In the first stage of the Ethics Project, introductory workshops were conducted for local fishermen, madrassa teachers, local and senior government officials, and members of the office of the mufti (an Islamic legal scholar and religious leader who interprets Islamic law, or Shari’a). These workshops featured slides with quotations from the Qur’an and explained their implications for environmental conservation. In the second stage, scholarly study of Shari’a was conducted, which suggested that the Misali Island conservation area should be designated a hima, or no-take zone. (It has not yet officially been declared a hima, but discussions are ongoing.) Now, with support ranging from government officials and the mufti’s office down to ordinary fishermen, the project is in its third stage, in which madrassa teachers are given resource materials to disseminate the message to a wider cross-section of the community.

In addition to the Islamic Ethics Project, CARE has several other strategies to further improve the quality of life for the fishing villages of Pemba. CARE is improving the management of tourism-related revenues, employing a savings and credit scheme, developing a community management system for fishing groups, and teaching sustainable fishing techniques. CARE has also employed several fishermen to serve as rangers and guides to Misali Island. These strategies encourage sustainable resource use and offer fishers an alternative income source through tourism.

The main challenge of conservation is to make it a household want and duty – in other words, to make people genuinely care about the environment and want to protect it from the bottom of their hearts. As 99 percent of Zanzibaris are Muslim, CARE’s Islamic approach has proven far more effective than externally imposed regulations. A BBC News article quoted one fisherman as saying, “It is easy to ignore the government, but no one can break God’s law.” At the beginning of the project, the baseline survey showed that only 34 percent of fishers thought Islamic teachings related to their use of the marine environment. However, a later assessment found that 66 percent related their religious beliefs to marine resource use, and that some fishermen were practicing at least one or two specific conservation measures. It was also found that awareness of Islam’s relation to conservation had spread beyond the villages directly involved in the project, indicating that the use of local beliefs has encouraged environmentally responsible practices outside the conservation area. This is significant since much of the world’s biodiversity exists outside protected areas.

Though effective, the Misali Ethics Project’s use of religious beliefs to foster conservation raises important ethical questions. Is the project reducing culture and religion to a mere “tool” that is “useful” for conservation? Is Islam then no more than a means to an end? Are conservationists twisting the word of God toward their own goals? These are important questions to ask, though so far there has been no ethical opposition to the project.

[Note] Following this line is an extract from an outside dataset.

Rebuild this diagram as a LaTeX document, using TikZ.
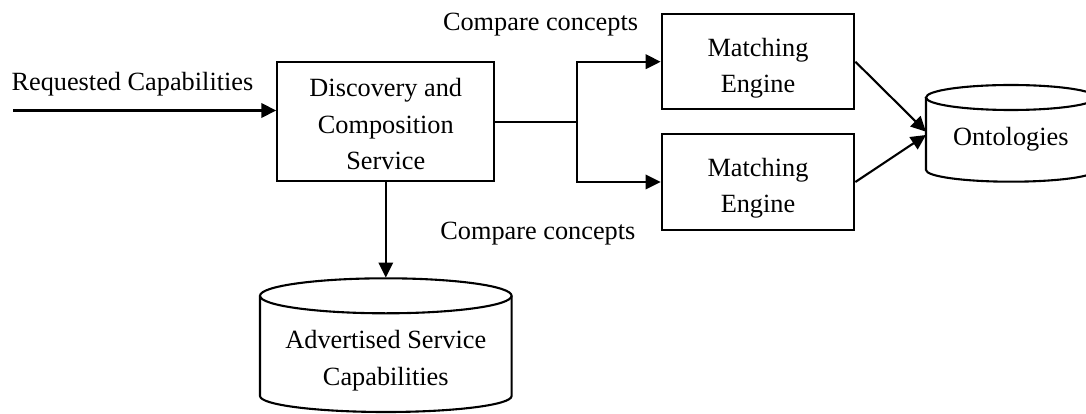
\documentclass[tikz,border=0pt]{standalone}
\usepackage{fontspec}
\setmainfont{Liberation Serif}
\usetikzlibrary{arrows.meta}
\begin{document}
\begin{tikzpicture}[x=1pt,y=-1pt,
  line width=2.1pt,
  txt/.style={font=\fontsize{26.3}{36.6}\selectfont, inner sep=0pt, align=center},
  procbox/.style={txt, draw, rectangle},
  flow/.style={-{Triangle[length=15pt,width=14.5pt]}},
]
\fill[white] (0,0) rectangle (1086,414);
\useasboundingbox (0,0) rectangle (1086,414);

% processing boxes (the rule lifts the text block to sit low in the box)
\node[procbox, minimum width=217pt, minimum height=118.7pt] (disc) at (385.8,121.65)
  {\rule{0pt}{23.4pt}Discovery and\\Composition\\Service};
\node[procbox, minimum width=192.6pt, minimum height=95.3pt] (me1) at (758,61.7)
  {\rule{0pt}{31pt}Matching\\Engine};
\node[procbox, minimum width=192.6pt, minimum height=96pt] (me2) at (758,182)
  {\rule{0pt}{31pt}Matching\\Engine};

% data stores drawn as cylinders
\draw (260,295.8) -- (260,396) arc[start angle=180,end angle=360,x radius=125.8pt,y radius=16pt] -- (511.6,295.8);
\draw (385.8,295.8) ellipse[x radius=125.8pt,y radius=17.5pt];
\draw (926,97.5) -- (926,170) arc[start angle=180,end angle=360,x radius=85pt,y radius=11.7pt] -- (1096,97.5);
\draw (1011,97.5) ellipse[x radius=85pt,y radius=12.5pt];

% texts
\node[txt] (adv) at (385.8,360.75) {Advertised Service\\Capabilities};
\node[txt, anchor=base] (onto) at (1010.8,145.5) {Ontologies};
\node[txt, anchor=base west] (req) at (10.5,90.7) {Requested Capabilities};
\node[txt, anchor=base west] (cmp1) at (442,30.7) {Compare concepts};
\node[txt, anchor=base west] (cmp2) at (439.3,239.5) {Compare concepts};

% connector end points
\coordinate (reqstart) at (13,110.5);
\coordinate (branch) at (577.3,121.65);
\coordinate (advtop) at (385.8,277.5);
\coordinate (ontoin1) at (926,131.7);
\coordinate (ontoin2) at (926,135);

% connectors
\draw[flow] (reqstart) -- (reqstart -| disc.west);
\draw (disc.east) -- (branch);
\draw[flow] (branch) |- (me1.west);
\draw[flow] (branch) |- (me2.west);
\draw[flow] (disc.south) -- (advtop);
\draw[flow] (me1.east) -- (ontoin1);
\draw[flow] (me2.east) -- (ontoin2);
\end{tikzpicture}
\end{document}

Developing effective strategies for environmental conservation has become critical for the degraded environment of today’s earth, and it has been increasingly recognized that lasting change depends on both the long-term participation and understanding of the communities where conservation is taking place. Conservation is not merely the preservation of biodiversity for posterity’s sake, it is the path we must take toward reinstating the natural balance of our planet. It represents the opportunity for sustainable livelihoods for people in Tanzania and beyond, and a future for humanity. Yet, for conservation to be effective, the desire to protect nature must penetrate the hearts of everyday people. The use of Islamic beliefs in conservation at Misali Island is a fascinating example of how the ethical principles inherent in Islam can be used to inform choices that better the environment of our planet and the welfare of all mankind.